From the New York Times:
New guidelines out this week give legal recourse to individuals who have been harassed, punished or fired because of the style of their hair.
By Stacey Stowe, Feb. 18, 2019
Under new guidelines to be released this week by the New York City Commission on Human Rights, the targeting of people based on their hair or hairstyle, at work, school or in public spaces, will now be considered racial discrimination.
The change in law applies to anyone in New York City but is aimed at remedying the disparate treatment of black people; the guidelines specifically mention the right of New Yorkers to maintain their “natural hair, treated or untreated hairstyles such as locs, cornrows, twists, braids, Bantu knots, fades, Afros, and/or the right to keep hair in an uncut or untrimmed state.”
In practice, the guidelines give legal recourse to individuals who have been harassed, threatened, punished, demoted or fired because of the texture or style of their hair.
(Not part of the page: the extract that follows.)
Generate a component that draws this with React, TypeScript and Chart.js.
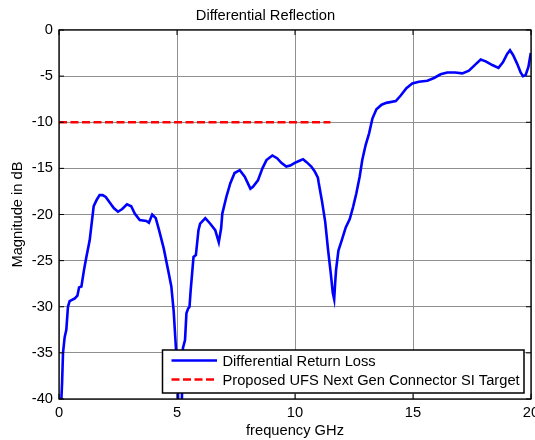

The city commission can levy penalties up to $250,000 on defendants that are found in violation of the guidelines and there is no cap on damages. The commission can also force internal policy changes and rehirings at offending institutions.
The guidelines, obtained by The New York Times before their public release, are believed to be the first of their kind in the country. They are based on the argument that hair is inherent to one’s race (and can be closely associated with “racial, ethnic, or cultural identities”) and is therefore protected under the city’s human rights laws, which outlaw discrimination on the basis of race, gender, national origin, religion and other protected classes. …
In New York, it isn’t difficult to find black women and men who can speak
I bet …
about how their hair has affected their lives in both subtle and substantial ways, ranging from veiled comments from co-workers to ultimatums from bosses to look “more professional” or find another job. …
Georbina DaRosa, who is interning to be a social worker, had her hair in box braids as she ate lunch with a colleague at Shake Shack on East 86th Street on a recent weekend afternoon. Ms. DaRosa said her hair sometimes elicited “microaggressions” from her superiors at work.
Also, somebody once asked if they could touch a black person’s hair. Under this new NYC regulation, that is a capital crime punishable by lynching.
No mention of discrimination against the bald, of course. Interestingly, there’s a racial angle to that: it’s less unfortunate for a black man to go bald (e.g., Michael Jordan) than for a white man to go bald.